WRITTEN TASK: Transcribe all of the material below word for word and leave out its pictures.
[BEGIN DATA EXCERPT]
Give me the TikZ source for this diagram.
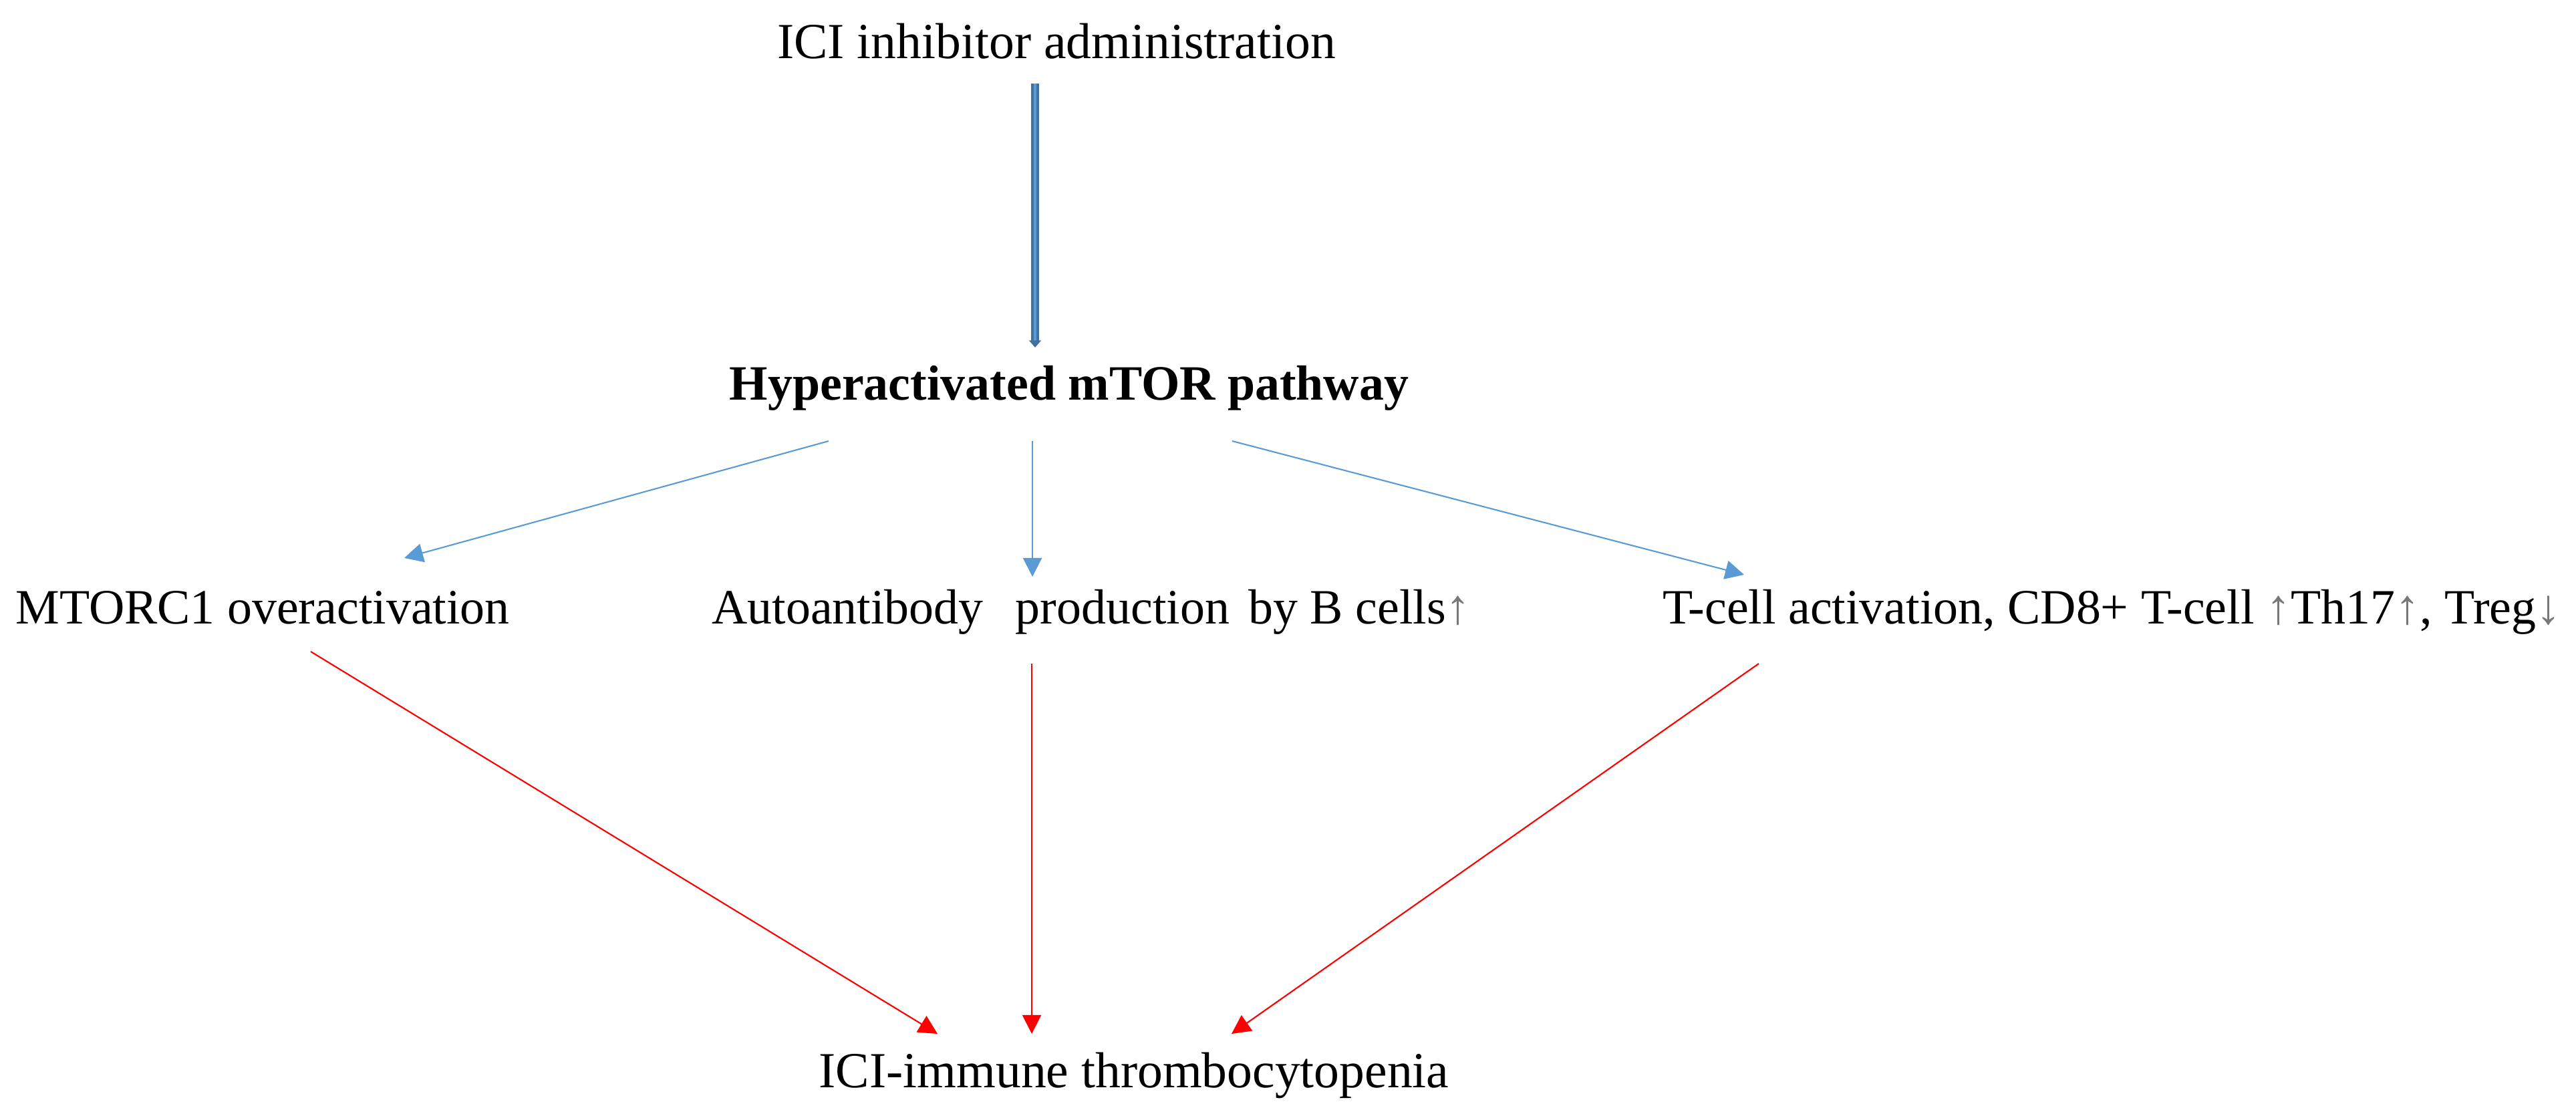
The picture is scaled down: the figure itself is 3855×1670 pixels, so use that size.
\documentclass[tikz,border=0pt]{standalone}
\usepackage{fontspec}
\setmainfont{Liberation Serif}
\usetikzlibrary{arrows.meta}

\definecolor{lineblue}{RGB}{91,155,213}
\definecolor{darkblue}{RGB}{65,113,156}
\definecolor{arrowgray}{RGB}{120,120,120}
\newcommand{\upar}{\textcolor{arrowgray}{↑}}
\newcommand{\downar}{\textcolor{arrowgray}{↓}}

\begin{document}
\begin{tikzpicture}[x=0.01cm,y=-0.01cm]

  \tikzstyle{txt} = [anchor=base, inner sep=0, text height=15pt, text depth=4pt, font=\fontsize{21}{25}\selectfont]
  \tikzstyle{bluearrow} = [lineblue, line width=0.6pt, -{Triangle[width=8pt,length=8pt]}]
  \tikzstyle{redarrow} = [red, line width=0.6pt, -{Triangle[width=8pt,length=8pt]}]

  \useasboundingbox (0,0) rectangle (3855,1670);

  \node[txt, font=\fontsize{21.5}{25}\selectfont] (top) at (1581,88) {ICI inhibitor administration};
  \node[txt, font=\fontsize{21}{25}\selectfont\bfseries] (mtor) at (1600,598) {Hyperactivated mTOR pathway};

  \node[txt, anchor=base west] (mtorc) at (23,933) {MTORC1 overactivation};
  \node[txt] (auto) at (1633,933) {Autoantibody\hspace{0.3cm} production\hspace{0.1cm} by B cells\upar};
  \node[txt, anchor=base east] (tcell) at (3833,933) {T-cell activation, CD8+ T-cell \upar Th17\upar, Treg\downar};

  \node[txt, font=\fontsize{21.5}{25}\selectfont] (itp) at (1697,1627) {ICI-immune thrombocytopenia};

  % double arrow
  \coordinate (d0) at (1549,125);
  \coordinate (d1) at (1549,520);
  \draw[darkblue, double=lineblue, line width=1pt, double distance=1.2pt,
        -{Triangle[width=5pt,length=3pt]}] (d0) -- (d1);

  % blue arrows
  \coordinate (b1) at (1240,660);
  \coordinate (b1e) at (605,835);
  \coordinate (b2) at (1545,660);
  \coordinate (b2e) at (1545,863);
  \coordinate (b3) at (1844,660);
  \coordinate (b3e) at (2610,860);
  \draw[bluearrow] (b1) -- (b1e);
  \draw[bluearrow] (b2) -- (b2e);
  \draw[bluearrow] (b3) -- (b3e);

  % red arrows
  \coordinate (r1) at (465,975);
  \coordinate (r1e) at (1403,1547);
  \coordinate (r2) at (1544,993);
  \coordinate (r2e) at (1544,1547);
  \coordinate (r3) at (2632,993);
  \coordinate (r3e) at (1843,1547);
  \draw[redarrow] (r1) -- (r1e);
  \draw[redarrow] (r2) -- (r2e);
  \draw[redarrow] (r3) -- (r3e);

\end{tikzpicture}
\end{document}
[END DATA EXCERPT]
WRITTEN RESPONSE:
Give me the TikZ source for this diagram.
The picture is scaled down: the figure itself is 3855×1670 pixels, so use that size.
\documentclass[tikz,border=0pt]{standalone}
\usepackage{fontspec}
\setmainfont{Liberation Serif}
\usetikzlibrary{arrows.meta}

\definecolor{lineblue}{RGB}{91,155,213}
\definecolor{darkblue}{RGB}{65,113,156}
\definecolor{arrowgray}{RGB}{120,120,120}
\newcommand{\upar}{\textcolor{arrowgray}{↑}}
\newcommand{\downar}{\textcolor{arrowgray}{↓}}

\begin{document}
\begin{tikzpicture}[x=0.01cm,y=-0.01cm]

  \tikzstyle{txt} = [anchor=base, inner sep=0, text height=15pt, text depth=4pt, font=\fontsize{21}{25}\selectfont]
  \tikzstyle{bluearrow} = [lineblue, line width=0.6pt, -{Triangle[width=8pt,length=8pt]}]
  \tikzstyle{redarrow} = [red, line width=0.6pt, -{Triangle[width=8pt,length=8pt]}]

  \useasboundingbox (0,0) rectangle (3855,1670);

  \node[txt, font=\fontsize{21.5}{25}\selectfont] (top) at (1581,88) {ICI inhibitor administration};
  \node[txt, font=\fontsize{21}{25}\selectfont\bfseries] (mtor) at (1600,598) {Hyperactivated mTOR pathway};

  \node[txt, anchor=base west] (mtorc) at (23,933) {MTORC1 overactivation};
  \node[txt] (auto) at (1633,933) {Autoantibody\hspace{0.3cm} production\hspace{0.1cm} by B cells\upar};
  \node[txt, anchor=base east] (tcell) at (3833,933) {T-cell activation, CD8+ T-cell \upar Th17\upar, Treg\downar};

  \node[txt, font=\fontsize{21.5}{25}\selectfont] (itp) at (1697,1627) {ICI-immune thrombocytopenia};

  % double arrow
  \coordinate (d0) at (1549,125);
  \coordinate (d1) at (1549,520);
  \draw[darkblue, double=lineblue, line width=1pt, double distance=1.2pt,
        -{Triangle[width=5pt,length=3pt]}] (d0) -- (d1);

  % blue arrows
  \coordinate (b1) at (1240,660);
  \coordinate (b1e) at (605,835);
  \coordinate (b2) at (1545,660);
  \coordinate (b2e) at (1545,863);
  \coordinate (b3) at (1844,660);
  \coordinate (b3e) at (2610,860);
  \draw[bluearrow] (b1) -- (b1e);
  \draw[bluearrow] (b2) -- (b2e);
  \draw[bluearrow] (b3) -- (b3e);

  % red arrows
  \coordinate (r1) at (465,975);
  \coordinate (r1e) at (1403,1547);
  \coordinate (r2) at (1544,993);
  \coordinate (r2e) at (1544,1547);
  \coordinate (r3) at (2632,993);
  \coordinate (r3e) at (1843,1547);
  \draw[redarrow] (r1) -- (r1e);
  \draw[redarrow] (r2) -- (r2e);
  \draw[redarrow] (r3) -- (r3e);

\end{tikzpicture}
\end{document}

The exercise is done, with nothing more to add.